Reiterating his reasons for the veto decision, Mr. Cameron said he could not agree to the changes to European Union treaties because they would have threatened the competitive future of London’s financial services industry, a critical part of Britain’s economy. He also said he had done nothing to compromise Britain’s membership in the European Union itself.
“Britain remains a full member of the E.U. and the events of the last week do nothing to change that,” said Mr. Cameron, who leads the Conservative Party. “Our membership of the E.U. is vital to our national interest. We are a trading nation and we need the single market for trade, investment and jobs.”
But with the 26 other members of the European Union either agreeing to the proposed plan outright or saying they would put the matter before their Parliaments, Mr. Cameron has come in for harsh domestic criticism. Nick Clegg, the leader of the Liberal Democrats, the junior coalition partner in Mr. Cameron’s government, told the BBC on Sunday that Britain was left in danger of being “isolated and marginalized” in Europe. Mr. Clegg added that if he had been in charge, “of course things would have been different.”
Mr. Clegg, who normally sits next to Mr. Cameron on the front bench of the parliamentary chamber, was conspicuously absent during Mr. Cameron’s remarks on Monday.
In an unusually blunt acknowledgment of the divide between Britain and the rest of Europe, President Nicolas Sarkozy of France said in a newspaper interview published on Monday that, while he and Chancellor Angela Merkel of Germany had done “everything in order that the English should be part of the agreement” at the Brussels summit, the reality was that “henceforth there are clearly two Europes — one seeking greater solidarity and regulation, and the other attached to the exclusive logic of the single market.”
“You have to understand this is the birth of a different Europe — the Europe of the euro zone, in which the watchwords will be the convergence of economies, budget rules and fiscal policy, a Europe where we are going to work together on reforms enabling all our countries to be more competitive without renouncing our social model,” he told the newspaper Le Monde.
But Mr. Sarkozy also referred to a broader relationship with Britain, despite the ever closer ties between Paris and Berlin in addressing the crisis in the euro zone, of which Britain is not a member.

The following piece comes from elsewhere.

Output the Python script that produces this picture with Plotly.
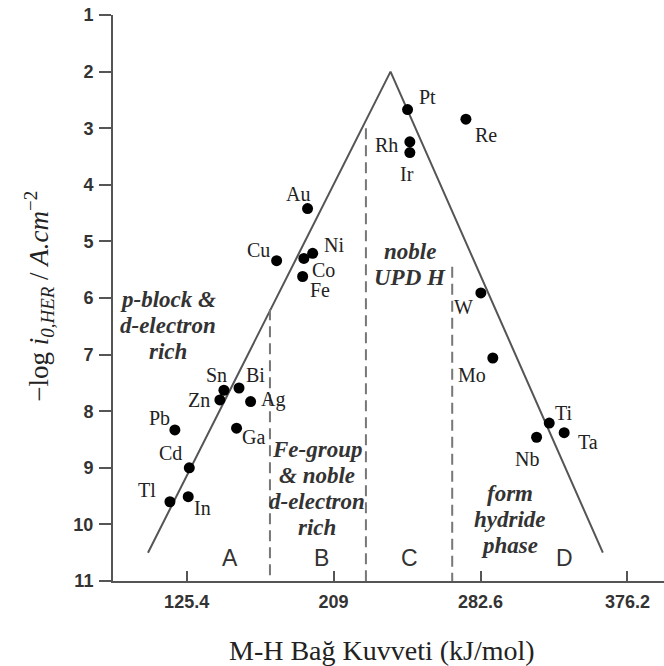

“Does the importance of the understanding with Germany mean that there is nothing to be done with London? No,” he said. “We intervened in Libya with the United Kingdom and the prime minister, David Cameron, was courageous. With London we share an attachment to nuclear energy and a strong cooperation in defense.”
He also rejected an interviewer’s suggestion that Britain should leave the European Union’s single market — a vast trade zone stretching from Ireland to Scandinavia, the Balkans and the Mediterranean. “We need Great Britain,” Mr. Sarkozy said.
The developments in Brussels brought less ambiguous criticism from Britain’s opposition Labour Party.
“This is the first veto in history not to stop something,” David Miliband, a former Labour foreign secretary, told the BBC on Monday. “The plans are going right ahead. It was a phantom veto against a phantom threat.”
“David Cameron didn’t actually stop anything, because the other 26 are going on and the provisions of the treaty would not have weakened our rights and freedoms one iota,” Mr. Miliband said.
The Labour opposition was intent on echoing those complaints in Parliament, seeking to dent the enthusiasm of the dominant Conservatives and to highlight divisions within the governing coalition.
Many euroskeptic Conservatives, who want Britain to renegotiate its relationship with the European Union, were hailing the outcome of the Brussels summit as a victory. But several officials suggested that both the Conservatives and the more pro-European Liberal Democrats wanted to avoid a widening of the rift between them.